Abbas not only said that Israel was a “a colonial project that has nothing to do with Judaism”, and insisted in fact, Zionism goes back to a conspiracy launched in “1653 when Cromwell ruled Britain.” He then quoted an Egyptian academic, Dr. Abdel Wahab Elmessiri, who insists that the Jews were put up to their idea of having a homeland as “pawns” of the colonial powers. (Elmessiri also insists that the Jews are not a real people like the Arabs, but only a “functional group”, and has also characterised the Jews collectively as “conspirators and criminals.”)

Abbas contrasted this with the Palestinian claim, saying: “This country is our country, and this is our country from the days of Canaanites. Incidentally we are the descendants of the Canaanites, and the Bible says that from the days of the Canaanites to this day they did not leave this country…”

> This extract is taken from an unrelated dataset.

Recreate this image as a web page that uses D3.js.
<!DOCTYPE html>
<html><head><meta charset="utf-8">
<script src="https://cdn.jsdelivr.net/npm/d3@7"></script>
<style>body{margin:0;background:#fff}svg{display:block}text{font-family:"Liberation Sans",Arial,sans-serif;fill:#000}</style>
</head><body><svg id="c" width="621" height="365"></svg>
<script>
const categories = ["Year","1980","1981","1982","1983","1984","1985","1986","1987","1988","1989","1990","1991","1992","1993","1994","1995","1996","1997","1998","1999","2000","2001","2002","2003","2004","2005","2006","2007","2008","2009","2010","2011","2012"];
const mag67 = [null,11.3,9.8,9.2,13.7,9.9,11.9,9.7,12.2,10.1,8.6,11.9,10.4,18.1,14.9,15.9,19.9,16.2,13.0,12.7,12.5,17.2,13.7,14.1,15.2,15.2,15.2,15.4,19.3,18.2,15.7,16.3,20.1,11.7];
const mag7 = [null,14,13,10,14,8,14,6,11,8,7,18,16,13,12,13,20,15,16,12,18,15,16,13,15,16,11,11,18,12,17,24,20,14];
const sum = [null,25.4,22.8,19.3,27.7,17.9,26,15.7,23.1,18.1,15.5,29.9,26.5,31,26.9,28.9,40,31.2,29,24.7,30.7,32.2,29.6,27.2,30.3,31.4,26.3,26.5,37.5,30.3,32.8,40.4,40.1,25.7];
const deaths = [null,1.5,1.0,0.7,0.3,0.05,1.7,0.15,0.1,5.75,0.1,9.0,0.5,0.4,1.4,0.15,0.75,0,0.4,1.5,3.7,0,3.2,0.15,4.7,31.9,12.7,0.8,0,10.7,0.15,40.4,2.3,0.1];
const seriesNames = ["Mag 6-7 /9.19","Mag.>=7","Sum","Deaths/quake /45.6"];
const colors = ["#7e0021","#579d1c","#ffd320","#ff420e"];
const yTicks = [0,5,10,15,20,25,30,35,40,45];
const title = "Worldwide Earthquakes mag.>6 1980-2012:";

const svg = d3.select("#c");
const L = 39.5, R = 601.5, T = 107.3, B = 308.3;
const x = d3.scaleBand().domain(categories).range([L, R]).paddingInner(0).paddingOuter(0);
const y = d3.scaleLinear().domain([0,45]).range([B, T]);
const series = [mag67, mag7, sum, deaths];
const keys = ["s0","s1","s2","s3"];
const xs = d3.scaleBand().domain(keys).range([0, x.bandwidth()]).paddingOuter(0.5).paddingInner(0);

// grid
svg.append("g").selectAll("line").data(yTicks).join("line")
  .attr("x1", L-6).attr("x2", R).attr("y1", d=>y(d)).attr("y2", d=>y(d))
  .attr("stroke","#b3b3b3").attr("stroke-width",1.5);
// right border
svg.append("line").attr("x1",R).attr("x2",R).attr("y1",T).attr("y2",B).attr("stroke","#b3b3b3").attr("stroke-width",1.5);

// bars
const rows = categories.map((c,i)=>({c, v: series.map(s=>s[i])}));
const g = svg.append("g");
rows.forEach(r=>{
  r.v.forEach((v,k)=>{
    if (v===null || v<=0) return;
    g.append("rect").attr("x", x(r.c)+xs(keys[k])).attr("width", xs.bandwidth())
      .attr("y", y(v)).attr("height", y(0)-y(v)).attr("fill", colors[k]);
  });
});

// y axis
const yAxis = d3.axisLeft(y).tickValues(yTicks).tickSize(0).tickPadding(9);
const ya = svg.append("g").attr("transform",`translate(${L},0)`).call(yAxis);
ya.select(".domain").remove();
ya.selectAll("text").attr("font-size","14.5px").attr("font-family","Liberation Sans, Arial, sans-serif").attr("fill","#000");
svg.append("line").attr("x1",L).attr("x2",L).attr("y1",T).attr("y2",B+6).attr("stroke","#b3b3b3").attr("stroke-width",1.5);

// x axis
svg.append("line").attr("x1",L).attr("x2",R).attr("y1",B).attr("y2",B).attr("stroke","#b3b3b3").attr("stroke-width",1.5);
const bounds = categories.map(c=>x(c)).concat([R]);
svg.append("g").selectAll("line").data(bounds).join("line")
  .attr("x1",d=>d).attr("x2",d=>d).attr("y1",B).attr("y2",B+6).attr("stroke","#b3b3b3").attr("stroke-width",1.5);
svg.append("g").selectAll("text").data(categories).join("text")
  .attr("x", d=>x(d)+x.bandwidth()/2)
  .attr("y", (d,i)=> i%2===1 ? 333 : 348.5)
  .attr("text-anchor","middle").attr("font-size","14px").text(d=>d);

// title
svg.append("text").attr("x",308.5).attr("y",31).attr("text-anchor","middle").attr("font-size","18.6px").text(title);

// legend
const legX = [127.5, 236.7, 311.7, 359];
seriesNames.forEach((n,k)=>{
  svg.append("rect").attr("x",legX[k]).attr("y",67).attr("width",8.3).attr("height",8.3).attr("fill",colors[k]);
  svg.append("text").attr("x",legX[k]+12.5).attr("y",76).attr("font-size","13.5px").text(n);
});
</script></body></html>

A few days later in Cairo, Abbas reportedly went even further in denying any Jewish connection to Israel, saying “There is no respectable Jew in the world who accepts the Zionist entity. (This is leaving aside numerous other recent crazy anti-Jewish claims by Abbas, related to importing drugs, to Jewish behaviour during the Holocaust, towards the Jews from Arab lands, etc.)

My point is that if you believe what Abbas is saying, if you believe that the Jews have no connection to the land, and that their claim of a connection to it was only something made up by the colonial powers, it is not a big leap to the “ethnic cleansing solution.” If you believe, as many Palestinians have long been taught and Abbas has reinforced, that the Jewish presence is simply a nefarious colonial plot to steal the land of the indigenous Palestinians, it is hardly surprising that many Palestinians follow this up by adding, as Mahmoud Al-Zahhar and Dr. Al-Laham do, that therefore all the Jews should leave.

So despite the fact that Abbas still says he favours a two-state resolution (though many of those around him today openly reject it), when he says the sorts of hateful things he is currently saying, it is hard to see how such a resolution could ever come about, or be accepted by most Palestinians if it somehow did.